CPNI took three Judicial Reviews, ultimately losing in the end and paying a hefty legal bill. DoH got to such a point of frustration that CPNI was almost being ignored when, finally, in November 2018, a new contract was imposed and all the fighting just seemed to stop. The absence of a contract was causing considerable financial hardship and something had to give. Most contractors were happy to take what was on offer and see a way out of their hefty overdrafts.
The new contract is now commissioning services across the three domains. Living Well is a public health service that supports pharmacists in engaging in brief interventions on exercise, care in the sun, nutrition and smoking. The
smoking cessation service was a big win early on. The flagship of pharmacy public health is Health+ Pharmacy, but, sadly, this impressive scheme has run aground as contractors won’t agree to some of the standards, such as a restriction on selling confectionery, e-cigs and low factor sunscreen. The minor ailments service, which is designed to keep patients out of GP practices and A&e is part of Pharmacy First and is currently allowing us to treat patients with cold and flu symptoms on the health service.
Pharmaceutical care, now called medicines optimisation, has been less successful for community pharmacy, but has ensured a practice pharmacist in every GP surgery. Apart from the loss of investment in community pharmacy, it also triggered a major workforce crisis as 450 pharmacists took jobs that are 9 to 5 and come with a decent pension. (In my world, a day off at short notice would be nice!)
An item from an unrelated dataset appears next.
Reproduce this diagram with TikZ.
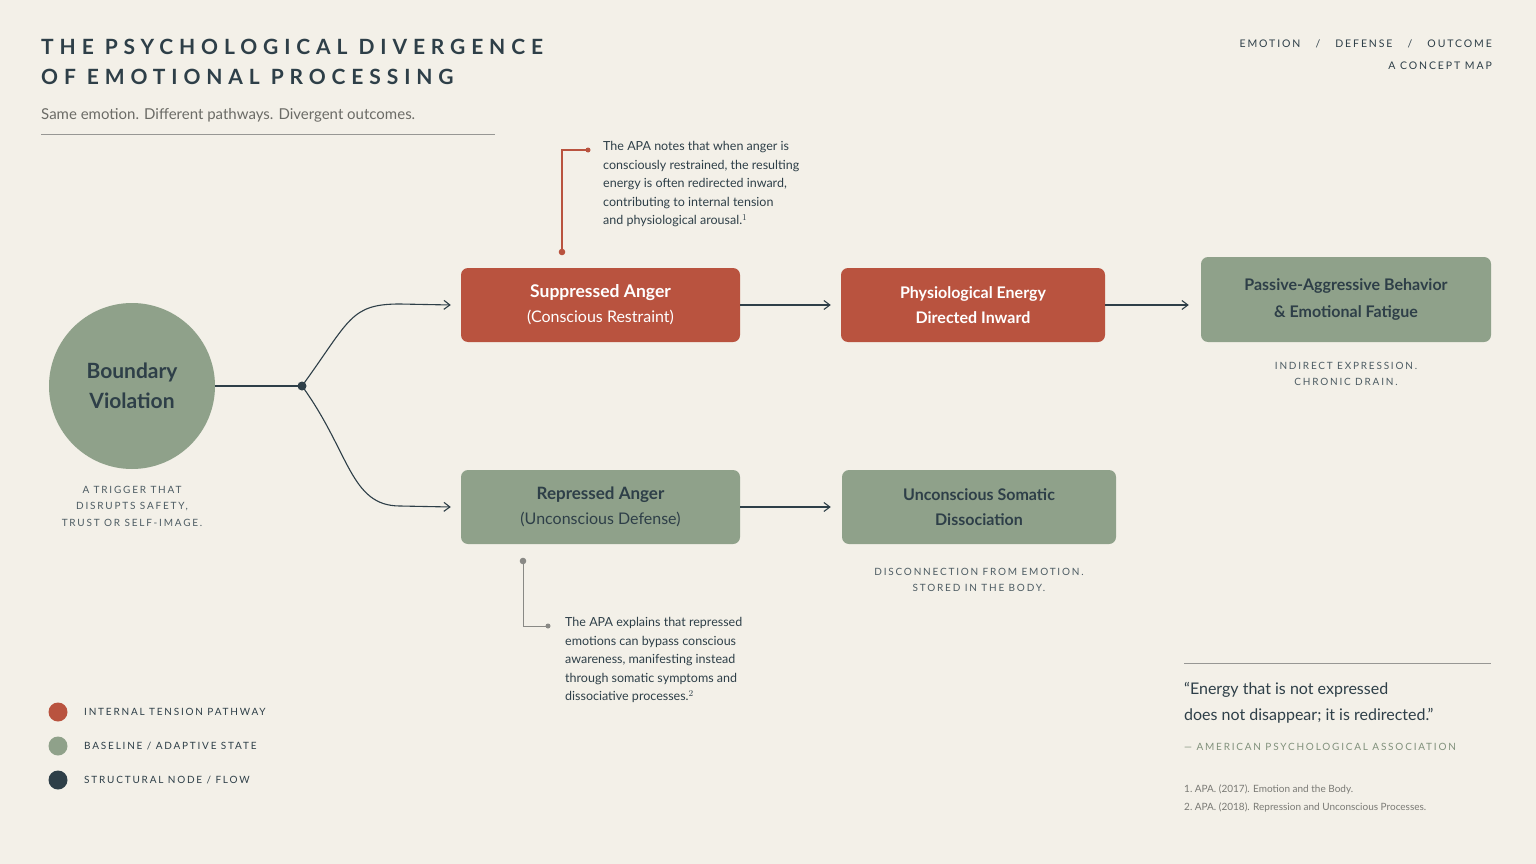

Vision 2020 may have had an impact, but perhaps things were moving this way anyway and we would have ended up here without it. Contractors did not buy into Vision 2020 as I would have wished and seemed too focused on issue such as monitored dosage systems, free prescription collection and delivery and investing in robotics. so, to say clinical services are now a part of the community pharmacist’s role is wrong.
The dangers I saw back in the 1990s remain a problem for the sustainability of the network. Like uK society in 1984 - and space in 2001 - community pharmacy in 2020 is certainly not what was envisioned.